Problem description: Give only one thing: the number of lines that include the word "chart".
─── Available data ───
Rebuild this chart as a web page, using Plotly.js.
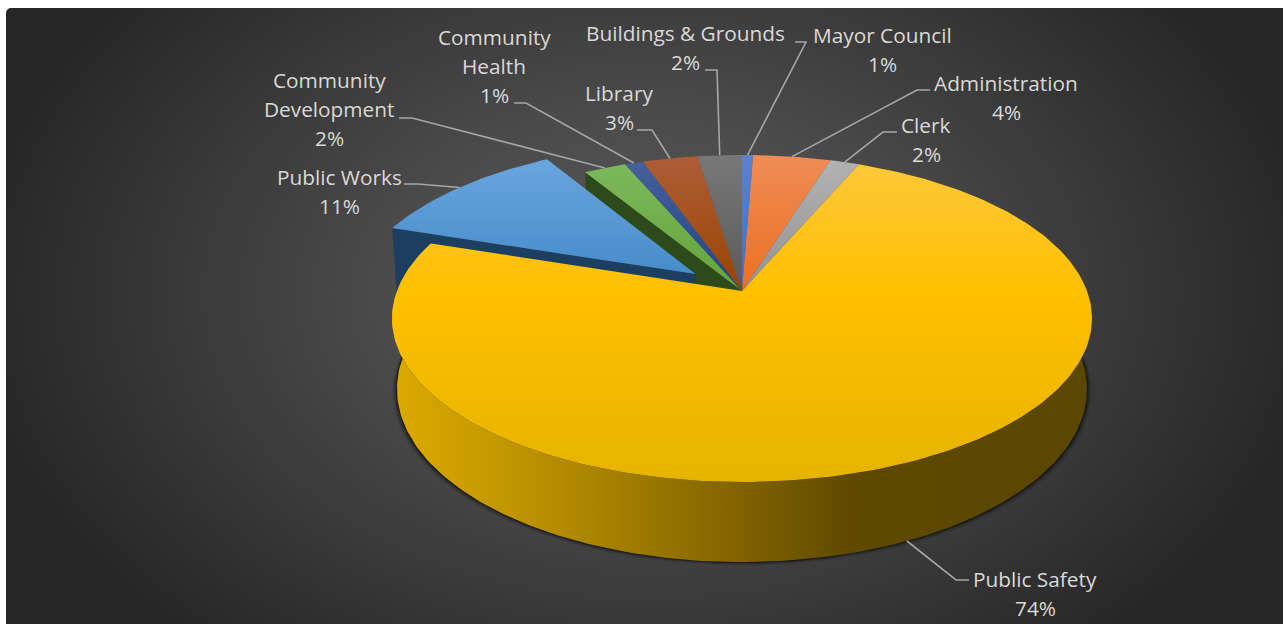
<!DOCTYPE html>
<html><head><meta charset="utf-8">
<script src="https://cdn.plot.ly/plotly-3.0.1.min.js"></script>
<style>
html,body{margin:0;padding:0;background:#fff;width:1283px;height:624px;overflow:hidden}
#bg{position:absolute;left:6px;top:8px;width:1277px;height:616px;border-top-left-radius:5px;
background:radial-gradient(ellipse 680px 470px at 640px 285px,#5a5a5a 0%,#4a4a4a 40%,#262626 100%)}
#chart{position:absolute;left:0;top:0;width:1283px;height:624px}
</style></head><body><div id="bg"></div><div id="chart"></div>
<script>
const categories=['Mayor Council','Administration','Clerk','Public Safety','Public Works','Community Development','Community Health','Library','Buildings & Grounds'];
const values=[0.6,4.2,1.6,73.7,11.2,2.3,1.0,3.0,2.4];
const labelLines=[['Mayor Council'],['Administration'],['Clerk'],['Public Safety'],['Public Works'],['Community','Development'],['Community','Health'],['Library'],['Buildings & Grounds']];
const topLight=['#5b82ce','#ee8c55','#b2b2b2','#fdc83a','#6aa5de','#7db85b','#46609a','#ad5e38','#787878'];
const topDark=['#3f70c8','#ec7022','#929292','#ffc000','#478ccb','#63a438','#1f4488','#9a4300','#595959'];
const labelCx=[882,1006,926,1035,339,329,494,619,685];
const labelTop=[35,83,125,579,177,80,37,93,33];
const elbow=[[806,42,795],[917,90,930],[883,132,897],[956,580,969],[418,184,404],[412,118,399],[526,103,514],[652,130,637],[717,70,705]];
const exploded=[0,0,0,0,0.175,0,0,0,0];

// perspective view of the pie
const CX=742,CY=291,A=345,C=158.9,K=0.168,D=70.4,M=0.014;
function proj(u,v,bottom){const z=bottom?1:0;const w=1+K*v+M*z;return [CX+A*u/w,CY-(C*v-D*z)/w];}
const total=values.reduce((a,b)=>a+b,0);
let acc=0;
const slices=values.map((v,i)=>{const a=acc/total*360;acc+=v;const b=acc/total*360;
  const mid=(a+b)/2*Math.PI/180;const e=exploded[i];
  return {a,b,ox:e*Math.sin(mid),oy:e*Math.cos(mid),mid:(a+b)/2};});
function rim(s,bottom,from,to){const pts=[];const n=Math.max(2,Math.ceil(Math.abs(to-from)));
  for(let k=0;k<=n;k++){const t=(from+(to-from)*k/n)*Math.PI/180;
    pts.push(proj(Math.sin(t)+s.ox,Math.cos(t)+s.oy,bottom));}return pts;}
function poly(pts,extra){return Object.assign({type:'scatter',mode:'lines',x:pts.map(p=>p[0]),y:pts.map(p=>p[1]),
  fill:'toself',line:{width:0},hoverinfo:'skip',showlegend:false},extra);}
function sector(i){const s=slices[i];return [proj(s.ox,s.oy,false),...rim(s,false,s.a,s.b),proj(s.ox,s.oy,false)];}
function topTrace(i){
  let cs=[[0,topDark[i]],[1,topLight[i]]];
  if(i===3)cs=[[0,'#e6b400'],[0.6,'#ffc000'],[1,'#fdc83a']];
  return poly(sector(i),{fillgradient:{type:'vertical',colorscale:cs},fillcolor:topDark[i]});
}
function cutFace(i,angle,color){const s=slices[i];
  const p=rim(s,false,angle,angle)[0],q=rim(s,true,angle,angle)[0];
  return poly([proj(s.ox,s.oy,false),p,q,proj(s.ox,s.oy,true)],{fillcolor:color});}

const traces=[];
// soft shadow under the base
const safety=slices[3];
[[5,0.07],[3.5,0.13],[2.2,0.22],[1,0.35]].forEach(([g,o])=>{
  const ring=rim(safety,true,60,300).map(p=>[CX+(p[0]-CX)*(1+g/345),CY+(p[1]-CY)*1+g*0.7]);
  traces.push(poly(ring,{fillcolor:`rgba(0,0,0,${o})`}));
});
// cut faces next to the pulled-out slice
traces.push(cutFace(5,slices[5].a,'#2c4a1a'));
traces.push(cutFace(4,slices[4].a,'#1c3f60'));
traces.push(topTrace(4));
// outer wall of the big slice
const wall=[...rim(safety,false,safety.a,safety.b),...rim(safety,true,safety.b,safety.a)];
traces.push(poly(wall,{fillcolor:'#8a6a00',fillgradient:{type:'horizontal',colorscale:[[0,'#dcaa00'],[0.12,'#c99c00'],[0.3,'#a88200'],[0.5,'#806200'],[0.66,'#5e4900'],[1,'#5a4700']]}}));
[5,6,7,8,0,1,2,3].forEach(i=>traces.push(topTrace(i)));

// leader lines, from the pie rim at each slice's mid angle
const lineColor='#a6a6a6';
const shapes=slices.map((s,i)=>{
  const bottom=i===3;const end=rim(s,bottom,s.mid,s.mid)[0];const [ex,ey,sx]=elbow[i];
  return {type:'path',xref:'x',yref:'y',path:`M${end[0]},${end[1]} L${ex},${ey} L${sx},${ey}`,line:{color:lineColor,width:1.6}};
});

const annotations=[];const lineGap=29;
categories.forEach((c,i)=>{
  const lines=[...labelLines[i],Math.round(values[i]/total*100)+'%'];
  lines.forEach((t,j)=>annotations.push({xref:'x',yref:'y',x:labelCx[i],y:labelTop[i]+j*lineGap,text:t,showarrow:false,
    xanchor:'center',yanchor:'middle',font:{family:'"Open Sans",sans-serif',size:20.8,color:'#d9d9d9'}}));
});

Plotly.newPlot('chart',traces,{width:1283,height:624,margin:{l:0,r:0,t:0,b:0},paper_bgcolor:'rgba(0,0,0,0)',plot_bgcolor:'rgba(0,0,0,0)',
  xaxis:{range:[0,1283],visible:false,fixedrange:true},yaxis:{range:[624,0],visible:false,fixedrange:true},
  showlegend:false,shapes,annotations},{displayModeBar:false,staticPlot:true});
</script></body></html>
───
Result of the exercise: 4